Dalam perkembangannya, Menteri Pertanian Andi Amran Sulaiman memastikan Indonesia akan memangkas 5,3 juta ton ekspor CPO pada 2026 guna menyokong program mandatori B50.
Amran mengatakan produksi CPO Indonesia mencapai sekitar 46 juta ton/tahun, tetapi hanya 20 juta ton yang digunakan untuk diproses di dalam negeri. Adapun, 26 juta ton lainnya masih dijual untuk pasar ekspor.
“B50 membutuhkan CPO 5,3 juta ton. Ekspor ini nantinya kita tarik 5,3 juta ton, kemudian dijadikan biofuel, dijadikan pengganti solar,” ungkap Amran.
Indonesia padahal adalah produsen dan eksportir CPO nomor satu dunia. Tingginya kebutuhan CPO dalam negeri untuk program B50 akan membuat ekspor berkurang, artinya pasokan ke pasar internasional menyusut.

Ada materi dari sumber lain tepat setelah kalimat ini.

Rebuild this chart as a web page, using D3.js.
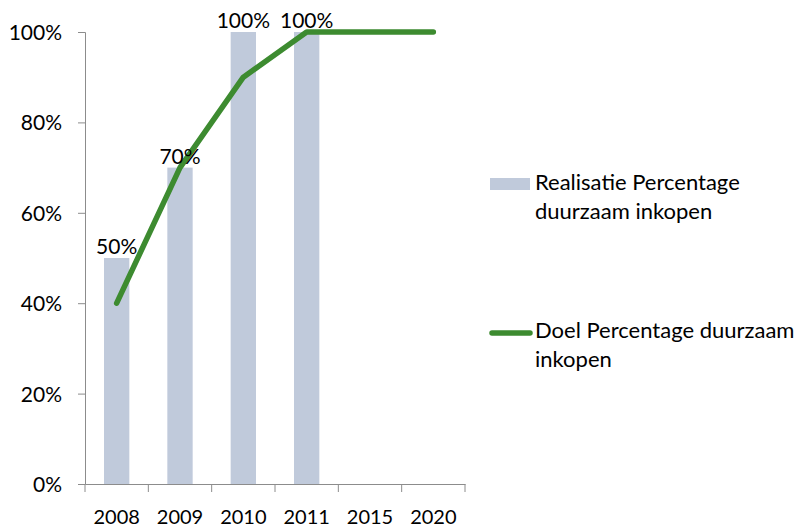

Berdasarkan data Gabungan Pengusaha Kelapa Sawit Indonesia (Gapki), total produksi CPO mencatat sepanjang Januari—Juli 2025 mencapai 30,59 juta ton dan 14,3 juta ton di antaranya dimanfaatkan untuk dalam negeri, sedangkan 19,2 juta ton sisanya diekspor.
Berdasarkan kebutuhannya, sektor pangan menyerap sekitar 5,7 juta ton CPO, oleokimia 1,3 juta ton CPO, dan biodiesel 7,2 juta ton CPO.
Gapki juga mencatat, dalam tiga tahun terakhir, produksi CPO stagnan di sekitar 50 juta ton. Perinciannya; realisasi produksi 2022 sebesar 46,7 juta ton, 2023 sebanyak 50,6 juta ton, dan 2024 sejumlah 48,1 juta ton.